Background
Hepatocellular carcinoma (HCC) is the main pathological subtype of primary liver cancer (PLC). Early onset HCC is insidious and characterized by easy metastasis, recurrence, and a high mortality rate. Most patients are in the middle or late stage, with a poor prognosis.
Objective
This study aimed to develop and validate a prediction model for HCC disease progression by machine learning (ML) algorithms, based on clinical blood biomarkers, circulating tumor cells (CTCs), and circulating endothelial cells (CECs) from pretreatment patients. Furthermore, the risk factors for 5-year survival in HCC patients were identified, and used to guide clinical diagnosis and treatment decisions.
Methods
A total of 76 newly diagnosed patients with HCC were eventually enrolled between September 2018 and July 2019. The follow-up time was 1–67 months in this group. Patients who survived for 5 years after the first surgery, were divided into a surviving group (n = 34) and a nonsurviving group (n = 42). The pathological data and related survival factors of patients were collected before treatment. The final subset of features was filtered by the support vector machine recursive feature elimination feature (SVM-RFE) algorithm, chi-square test and Student’s test. Prediction models for 5-year survival in patients with HCC were established by logistic regression, support vector machine (SVM), decision tree classification (DTC), random forests (RF), and extreme gradient Boosting (XGBoost), respectively. Additionally, the optimal model was established through validation. The models were evaluated by specificity, F1 score, recall value, accuracy and area under the receiver operating characteristic curve (AUC-ROC).
Results
Among the included patients, the follow-up time ranged from 1–67 months.
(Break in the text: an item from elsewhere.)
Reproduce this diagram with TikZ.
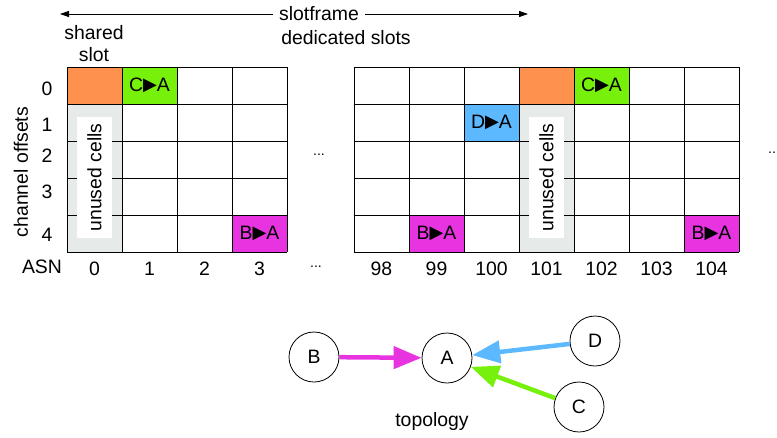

The significant variable set, which included 22 variables, was screened. Ranking the importance of variables, the top 22 characteristic variables were as follows: maximum diameter, presence or absence of distant metastasis, CNLC stage, ALB, age, RBC, the large CTC, total bilirubin, PD-L1 (-) CTC, ≥ Pentaploid CTC, AFP, vascular cancer thrombus and satellite nodules, WBC, CTC, BCLC stage, multiple nodules, AST, PD-L (-) CTC-WBC cluster, Triploid CTC, LYM, PD-L1 (-) CEC-WBC cluster and degree of cirrhosis. The AUC-ROC values for predicting the 5-year survival rate of HCC patients by the logistic regression, SVM, DTC, RF, and XGBoost models were 0.7367, 0.9706, 0.6569, 0.7412, and 0.7031, respectively. Among them, the SVM model had the best 5-year survival performance in predicting HCC (Accuracy = 0.9868, F1 score = 0.9882, Recall value = 1.0000).
Conclusion
The SVM model based on ML methods could predict the 5-year survival of HCC patients and has good recognition ability, with greater accuracy than traditional models. Diagnosis and treatment can be utilized to intervene in the risk factors in this model, and improve patient prognosis.